The full document, “AIF AND UCITS – What’s next …?”, is available at http://www.securities-services.societegenerale.com/fileadmin/user_upload/SGSS_PartII_FINAL_VA.pdf
QUESTION 4:Will we see convergence of AIF and UCITS regulation? Will this result in a single rulebook?
This was a question that provoked a lot of interesting debate throughout the European roadshow. It is fair to say that there is already a degree of convergence between the two regulatory rulebooks. There are, for example, similar characteristics for the Management Company under UCITS V and AIFMD in terms of capital requirements, internal governance, risk management rules etc., and there are now similar characteristics with remuneration.
Whilst a single rulebook in terms of the responsibilities placed on asset servicers and fund managers would be beneficial to depositaries, one cannot expect to see any sort of convergence between UCITS V and AIFMD with respect to fund-level regulations. In fact, there is likely to be regulatory divergence if, in future, AIFMD II does take a more modular approach to how it treats different AIFs (PERE funds versus hedge funds).
“Convergence, when it comes to the Manager and the Depositary is advantageous and is there to some degree already, but uniformity should not be the goal from a product perspective,” said Ruddy.
The feeling in both Italy and London was that regulation for alternative fund products and retail products remains “fundamentally different” and that the gap could indeed widen going forward. In Milan, Antonio Napolitano was adamant in saying: “I don’t see a single regulatory rulebook happening. But I do foresee more regulation on the product side under AIFMD II.”
Indeed, the fact that the rules of conduct are different, the definition of eligible assets is different, leverage and concentration limits and liquidity provisions are different makes it difficult to see how the regulatory rules on UCITS and AIFs could converge.
Anne-Sophie Minaldo was quick to point out that, product regulation aside, the liability regime is much stricter under UCITS V compared to AIFMD.
“A key debate at the moment is that if you accept delegation for the safekeeping of assets outside Europe – requiring the depositary to interact with a third country – how can you be sure that country has the same insolvency laws in place?
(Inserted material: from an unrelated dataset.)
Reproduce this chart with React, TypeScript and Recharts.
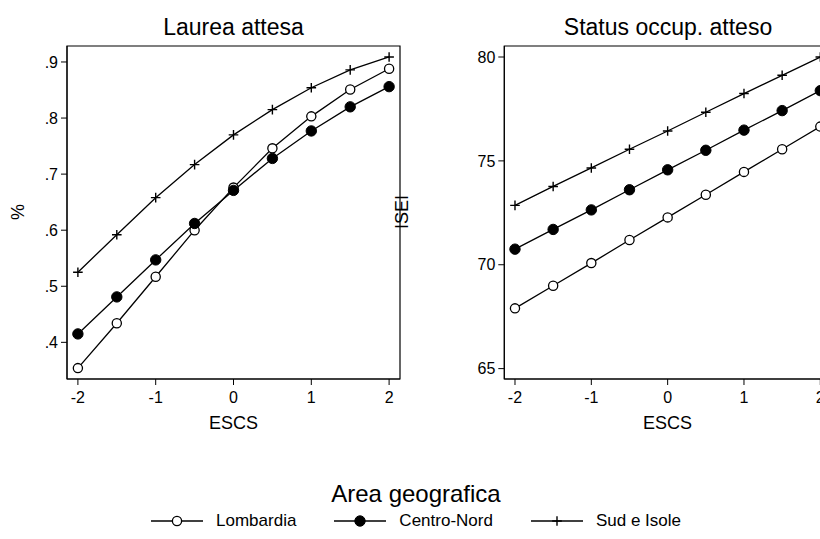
import { Line, LineChart, ReferenceArea, XAxis, YAxis } from "recharts";

const escs = [-2, -1.5, -1, -0.5, 0, 0.5, 1, 1.5, 2];
const escsTicks = [-2, -1, 0, 1, 2];
const escsDomain: [number, number] = [-2.14, 2.14];

const laureaLombardia = [0.354, 0.434, 0.517, 0.6, 0.676, 0.746, 0.803, 0.851, 0.888];
const laureaCentroNord = [0.415, 0.481, 0.547, 0.612, 0.671, 0.728, 0.777, 0.82, 0.856];
const laureaSud = [0.525, 0.592, 0.658, 0.717, 0.77, 0.815, 0.854, 0.886, 0.909];
const laureaTicks = [0.4, 0.5, 0.6, 0.7, 0.8, 0.9];

const iseiLombardia = [67.9, 68.99, 70.08, 71.19, 72.28, 73.37, 74.47, 75.56, 76.65];
const iseiCentroNord = [70.75, 71.7, 72.64, 73.61, 74.57, 75.51, 76.48, 77.42, 78.38];
const iseiSud = [72.86, 73.77, 74.66, 75.56, 76.44, 77.34, 78.24, 79.12, 80.0];
const iseiTicks = [65, 70, 75, 80];

const areas = ["Lombardia", "Centro-Nord", "Sud e Isole"];
const areaKeys = ["lom", "cen", "sud"];
type MarkerKind = "open" | "filled" | "plus";
const areaMarkers: MarkerKind[] = ["open", "filled", "plus"];

const FONT = "'Liberation Sans', Arial, sans-serif";

const laureaData = escs.map((x, i) => ({ x, lom: laureaLombardia[i], cen: laureaCentroNord[i], sud: laureaSud[i] }));
const iseiData = escs.map((x, i) => ({ x, lom: iseiLombardia[i], cen: iseiCentroNord[i], sud: iseiSud[i] }));

function Marker({ cx, cy, kind }: { cx: number; cy: number; kind: MarkerKind }) {
  if (kind === "open") return <circle cx={cx} cy={cy} r={4.6} fill="#fff" stroke="#000" strokeWidth={1.3} />;
  if (kind === "filled") return <circle cx={cx} cy={cy} r={5.2} fill="#000" stroke="#000" />;
  return (
    <path
      d={`M${cx - 4.8},${cy}H${cx + 4.8}M${cx},${cy - 4.8}V${cy + 4.8}`}
      stroke="#000"
      strokeWidth={1.4}
      fill="none"
    />
  );
}

interface PanelProps {
  left: number;
  width: number;
  yAxisWidth: number;
  marginRight: number;
  data: Record<string, number>[];
  yDomain: [number, number];
  yTicks: number[];
  fmt: (v: number) => string;
}

function Panel({ left, width, yAxisWidth, marginRight, data, yDomain, yTicks, fmt }: PanelProps) {
  const tick = { fill: "#000", fontSize: 16, fontFamily: FONT };
  return (
    <div style={{ position: "absolute", left, top: 0 }}>
      <LineChart width={width} height={440} data={data} margin={{ top: 46, right: marginRight, bottom: 21, left: 0 }}>
        <ReferenceArea
          x1={escsDomain[0]}
          x2={escsDomain[1]}
          y1={yDomain[0]}
          y2={yDomain[1]}
          fill="none"
          fillOpacity={0}
          stroke="#000"
          strokeWidth={1.2}
          ifOverflow="visible"
        />
        <XAxis
          dataKey="x"
          type="number"
          domain={escsDomain}
          ticks={escsTicks}
          allowDataOverflow
          height={40}
          tick={tick}
          tickSize={6}
          tickMargin={7}
          stroke="#000"
          tickLine={{ stroke: "#000" }}
        />
        <YAxis
          type="number"
          domain={yDomain}
          ticks={yTicks}
          allowDataOverflow
          width={yAxisWidth}
          tick={tick}
          tickFormatter={fmt}
          tickSize={6}
          tickMargin={3}
          stroke="#000"
          tickLine={{ stroke: "#000" }}
        />
        {areaKeys.map((k, i) => (
          <Line
            key={k}
            dataKey={k}
            stroke="#000"
            strokeWidth={1.3}
            isAnimationActive={false}
            dot={(p: any) => <Marker key={`${k}-${p.index}`} cx={p.cx} cy={p.cy} kind={areaMarkers[i]} />}
            activeDot={false}
          />
        ))}
      </LineChart>
    </div>
  );
}

export default function App() {
  return (
    <div style={{ position: "absolute", left: 0, top: 0, width: 820, height: 539, overflow: "hidden", background: "#fff", fontFamily: FONT }}>
      <Panel
        left={0}
        width={420}
        yAxisWidth={67}
        marginRight={20}
        data={laureaData}
        yDomain={[0.3346, 0.9285]}
        yTicks={laureaTicks}
        fmt={(v) => v.toFixed(1).replace(/^0/, "")}
      />
      <Panel
        left={420}
        width={430}
        yAxisWidth={84.3}
        marginRight={19}
        data={iseiData}
        yDomain={[64.5, 80.53]}
        yTicks={iseiTicks}
        fmt={(v) => String(v)}
      />
      <svg width={820} height={539} style={{ position: "absolute", left: 0, top: 0, pointerEvents: "none" }} fontFamily={FONT}>
        <text x={233.5} y={35} fontSize={23} textAnchor="middle">Laurea attesa</text>
        <text x={668} y={35} fontSize={23} textAnchor="middle">Status occup. atteso</text>
        <text x={233.5} y={429} fontSize={18} textAnchor="middle">ESCS</text>
        <text x={667.5} y={429} fontSize={18} textAnchor="middle">ESCS</text>
        <text x={18} y={212} fontSize={18} textAnchor="middle" dominantBaseline="central" transform="rotate(-90 18 212)">%</text>
        <text x={402} y={212} fontSize={18} textAnchor="middle" dominantBaseline="central" transform="rotate(-90 402 212)">ISEI</text>
        <text x={416} y={502} fontSize={24} textAnchor="middle">Area geografica</text>
      </svg>
      <div
        style={{
          position: "absolute",
          left: 0,
          width: 832,
          top: 511,
          height: 20,
          display: "flex",
          justifyContent: "center",
          alignItems: "center",
          gap: 38,
          fontSize: 17,
          lineHeight: "20px",
        }}
      >
        {areas.map((name, i) => (
          <div key={name} style={{ display: "flex", alignItems: "center" }}>
            <svg width={52} height={20} style={{ marginRight: 13 }}>
              <line x1={0} y1={10} x2={52} y2={10} stroke="#000" strokeWidth={1.3} />
              <Marker cx={26} cy={10} kind={areaMarkers[i]} />
            </svg>
            <span>{name}</span>
          </div>
        ))}
      </div>
    </div>
  );
}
Who pays for the legal opinion; the fund manager or the depositary sub-delegating the safekeeping of assets?
“The liability regime will remain stricter for UCITS V and therefore I don’t agree that there should be a single rulebook,” stated Minaldo.
To further clarify, under UCITS V the depositary will be required to update the insolvency rules on any third country sub-custodial agreements it has in place as the depositary will be responsible for the segregation and oversight of assets across the custodial chain. “Our network will have to request these insolvency rules on an ongoing basis and if there are changes, we need to provide them to the asset manager. This places a huge amount of work on the depositary,” said Serge Balatre, Head of Business Development, Depositary Services, SGSS.
One of the concerns that came out of the audience both in London and Zurich was whether the requirement for full segregation of assets under UCITS V could eventually apply to AIFMD. This is something that AIFMs and prime brokers are pushing against.
“With AIFMD we had to segregate assets in three big blocks as the appointed depositary: all assets, order assets and real assets. For UCITS V we had to segregate in four blocks. We created and sent out new instructions to our custodial counterparts requiring them to segregate assets accordingly. Even with our two Central Securities Depositaries (Euroclear and Clearstream) we are asking them to segregate the assets.
“The issue with segregating assets under AIFMD is that prime brokers say it will be costly. It comes down to their having a different interpretation on segregating the assets. Their interpretation is that they already segregate through books and records from the omnibus account. We are waiting for ESMA to explain what the rule should be,” explained Balatre.